Why review a Chapter 13 Schedule of Allowed Claims?
About 1-2 months after your 341 or confirmation hearing in the Western District of Kentucky your attorney is required to file a “Schedule of Allowed Claims”. We always request a client to look over claims with us. Unless you look over the claims with your attorney, this will just be a list of filed claims. Courts presume a claim is accurate unless you object to it. The problem is you may be paying for claims you don’t owe. Worse you may be reviving dead or zombie debts into enforceable debts. Recently the Supreme Court found it was ok for debt buyers to file proofs of claims for debts which are too old to be collected on. Debt buyers intentionally file millions of claims that violate the statute of limitations, were discharged in a prior bankruptcy or which belong to someone else. If they don’t get caught you pay them.
Review a Chapter 13 Schedule of Allowed Claims
In a 2017 case Midland Funding, L.L.C. v. Johnson, ___ U.S. ___, 2017 WL 2039159 decided (May 15, 2017), the Supreme Court, voted 5-3 to allow a debt buyer filing a proof of claim in bankruptcy court on debts that violate the Statute of Limitations. Filing a claim for a debt that is too old to sue on does not violate the Fair Debt Collection Practices Act (“FDCPA”) or other protections of the court. But you can object and permanently knock out these debts. Your petition should
- list the debts as past the statute of limitation objecting to it and
- then review your Chapter 13 Schedule of allowed claims with your attorney and file an objection to paying the debt if a claim is filed.
Debt buyers file millions of cases every year in state court. Most collection attorneys do not review the complaint and supporting documents. The amounts are often overstated. They often have no evidence to support the debt or proof the plaintiff owns the debt. These debts are bought and sent electronically from one buyer to another with no verification the accounting is accurate. Debt buyers engage in the same practices in bankruptcy court.
To violate the FDCPA and rules of the court the claim must be “false,” “deceptive,” or “misleading”. Because the Trustee normally reviews these claims and the debtor doesn’t the court ruled filing sloppy, unenforceable or fraudulent claims was acceptable. The statute of limitations and having bankrupted the debt is an “affirmative defense” 11 U.S.C § 502(b) you have to assert it or you lose it.
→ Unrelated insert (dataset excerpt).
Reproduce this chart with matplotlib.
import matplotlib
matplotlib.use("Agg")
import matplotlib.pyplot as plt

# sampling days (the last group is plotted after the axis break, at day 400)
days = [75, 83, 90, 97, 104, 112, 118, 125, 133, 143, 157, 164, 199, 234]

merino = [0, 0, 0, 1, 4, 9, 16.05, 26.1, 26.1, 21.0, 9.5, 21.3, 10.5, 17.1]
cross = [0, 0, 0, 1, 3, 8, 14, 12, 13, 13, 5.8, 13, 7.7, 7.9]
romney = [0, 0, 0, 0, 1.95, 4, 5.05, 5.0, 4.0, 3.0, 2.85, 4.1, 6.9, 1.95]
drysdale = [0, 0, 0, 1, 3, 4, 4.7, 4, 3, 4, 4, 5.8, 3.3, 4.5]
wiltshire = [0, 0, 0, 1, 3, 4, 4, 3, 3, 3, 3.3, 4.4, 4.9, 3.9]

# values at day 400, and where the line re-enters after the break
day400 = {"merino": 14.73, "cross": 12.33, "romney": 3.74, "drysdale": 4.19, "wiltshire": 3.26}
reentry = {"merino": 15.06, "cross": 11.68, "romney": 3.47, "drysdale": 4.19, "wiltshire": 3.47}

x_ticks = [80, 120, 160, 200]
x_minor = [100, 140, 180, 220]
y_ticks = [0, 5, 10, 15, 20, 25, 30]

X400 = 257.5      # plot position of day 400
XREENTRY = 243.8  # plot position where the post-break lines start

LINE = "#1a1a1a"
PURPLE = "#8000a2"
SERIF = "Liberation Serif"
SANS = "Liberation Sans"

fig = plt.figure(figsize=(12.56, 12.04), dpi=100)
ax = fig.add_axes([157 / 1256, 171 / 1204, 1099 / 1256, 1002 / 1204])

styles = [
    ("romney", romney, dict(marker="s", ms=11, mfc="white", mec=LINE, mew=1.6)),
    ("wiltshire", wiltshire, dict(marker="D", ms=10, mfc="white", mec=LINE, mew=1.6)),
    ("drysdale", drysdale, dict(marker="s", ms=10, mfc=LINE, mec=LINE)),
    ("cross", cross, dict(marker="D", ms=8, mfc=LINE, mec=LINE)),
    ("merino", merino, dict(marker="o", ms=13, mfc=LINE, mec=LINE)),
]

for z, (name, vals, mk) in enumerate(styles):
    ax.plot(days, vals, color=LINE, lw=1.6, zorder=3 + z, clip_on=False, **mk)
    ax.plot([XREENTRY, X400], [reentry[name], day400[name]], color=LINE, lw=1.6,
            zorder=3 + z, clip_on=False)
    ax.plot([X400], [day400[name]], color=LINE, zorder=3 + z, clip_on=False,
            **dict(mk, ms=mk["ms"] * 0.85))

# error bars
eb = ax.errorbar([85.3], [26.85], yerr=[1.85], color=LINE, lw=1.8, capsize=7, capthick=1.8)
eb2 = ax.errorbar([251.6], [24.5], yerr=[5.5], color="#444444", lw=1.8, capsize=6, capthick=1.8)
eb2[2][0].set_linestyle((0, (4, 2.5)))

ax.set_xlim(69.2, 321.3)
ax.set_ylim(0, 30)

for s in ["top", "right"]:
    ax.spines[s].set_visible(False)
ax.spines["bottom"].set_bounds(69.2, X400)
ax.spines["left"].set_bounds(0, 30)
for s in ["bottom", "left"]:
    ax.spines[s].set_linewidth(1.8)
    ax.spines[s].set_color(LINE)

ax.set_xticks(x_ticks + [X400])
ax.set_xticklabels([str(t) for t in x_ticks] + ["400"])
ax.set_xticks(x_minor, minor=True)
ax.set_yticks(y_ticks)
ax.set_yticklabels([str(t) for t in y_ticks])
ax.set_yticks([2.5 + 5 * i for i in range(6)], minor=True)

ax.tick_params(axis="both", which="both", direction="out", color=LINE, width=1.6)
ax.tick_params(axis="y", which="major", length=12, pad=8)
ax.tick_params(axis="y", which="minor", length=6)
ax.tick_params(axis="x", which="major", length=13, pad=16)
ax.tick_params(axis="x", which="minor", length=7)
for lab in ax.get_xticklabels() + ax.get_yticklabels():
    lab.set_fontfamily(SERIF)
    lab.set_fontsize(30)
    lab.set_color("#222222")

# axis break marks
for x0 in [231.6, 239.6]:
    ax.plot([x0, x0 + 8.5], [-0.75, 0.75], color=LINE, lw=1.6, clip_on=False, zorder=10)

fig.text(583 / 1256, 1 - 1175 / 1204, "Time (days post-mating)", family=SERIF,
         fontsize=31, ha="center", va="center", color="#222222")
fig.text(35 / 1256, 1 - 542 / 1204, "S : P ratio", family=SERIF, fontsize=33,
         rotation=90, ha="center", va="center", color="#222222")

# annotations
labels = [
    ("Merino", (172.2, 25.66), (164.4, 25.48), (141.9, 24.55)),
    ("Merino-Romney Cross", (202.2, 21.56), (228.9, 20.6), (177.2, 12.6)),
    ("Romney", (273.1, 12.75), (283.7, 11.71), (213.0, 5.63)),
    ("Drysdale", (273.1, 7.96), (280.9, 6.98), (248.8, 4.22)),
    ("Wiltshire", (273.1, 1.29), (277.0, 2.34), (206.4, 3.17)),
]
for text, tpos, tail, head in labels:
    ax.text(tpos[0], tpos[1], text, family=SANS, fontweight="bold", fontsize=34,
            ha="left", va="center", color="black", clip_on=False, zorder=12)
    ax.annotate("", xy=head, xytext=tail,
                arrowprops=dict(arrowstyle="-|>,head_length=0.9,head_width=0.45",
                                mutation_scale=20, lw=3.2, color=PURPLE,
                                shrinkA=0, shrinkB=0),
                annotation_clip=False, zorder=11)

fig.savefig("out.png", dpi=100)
In the Western District of Kentucky, the Trustee does not review claims for time barred, previously bankrupted, and other improper claims. Including claims means you lose money by paying these claims. Normally paying extra claims only lowers the amount paid to other creditors who have proper claims. But in 100% plans these claims if allowed must be paid.
Three of the Supreme Court judges admitted filing time-barred debts in bankruptcy is “unfair” and “unconscionable”. Debt buyers file improper claims in bankruptcy court in hopes “no one notices they are too old to be enforced.”
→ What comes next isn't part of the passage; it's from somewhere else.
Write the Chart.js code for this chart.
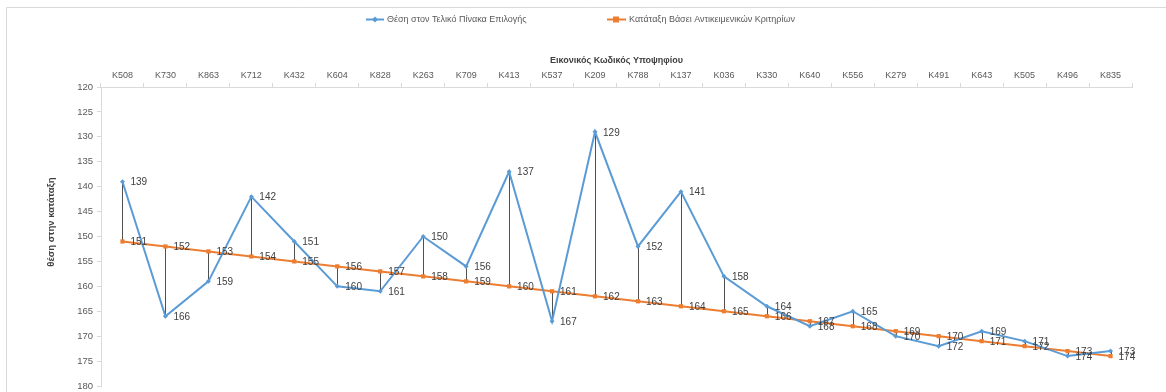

The Bankruptcy courts are split as to whether you can sue under the FDCPA in bankruptcy court. Often you have to bring FDCPA lawsuits in state or federal court. The only defense Debtors have in many bankruptcy courts is to object to claims.
Reviving Zombie debts by making a payment.
Filing a Bankruptcy normally just stops the clock for the statute of limitations while you are in bankruptcy. But in Kentucky making a payment also revives/renews the statute of limitations making the debt once again enforceable. Any admission you owe the debt may also revive the debt and start the debt over again. Do you remember talking to the debt collector on a recorded line. You didn’t really think it was for “quality assurance” did you? It was often to get your admission you owed the debt.
What has happened after the Midland decision is Debtors must carefully review claims or these dead or zombie debts will automatically be allowed. Not reviewing your claims makes filing false bankruptcy claims profitable. The attorney does not get paid for reviewing claims. It wastes office staff time so claims are not reviewed with clients. Attorneys often just copy filed claims and have no idea whether the claims are proper or not. If the Debtor does not review claims these claims are just paid.
This can cause 2 problems later. First the Debtor may not get the benefits of a 100% or 70% plan. In a 100% plan, you don’t have to file an annual budget or turnover tax refunds. In a 70% plan, you are presumed to be filing in good faith and your plan is not reviewed by the court. Including extra claims waters down the percentage paid to the unsecureds and may require you to increase the plan payment to pay 100%.
Second paying these debts through the plan may bring them back to life again and make them collectible again for another 15 years in Kentucky. Something a debtor may not want to do. For these reasons, you may want to review your claims with your attorney.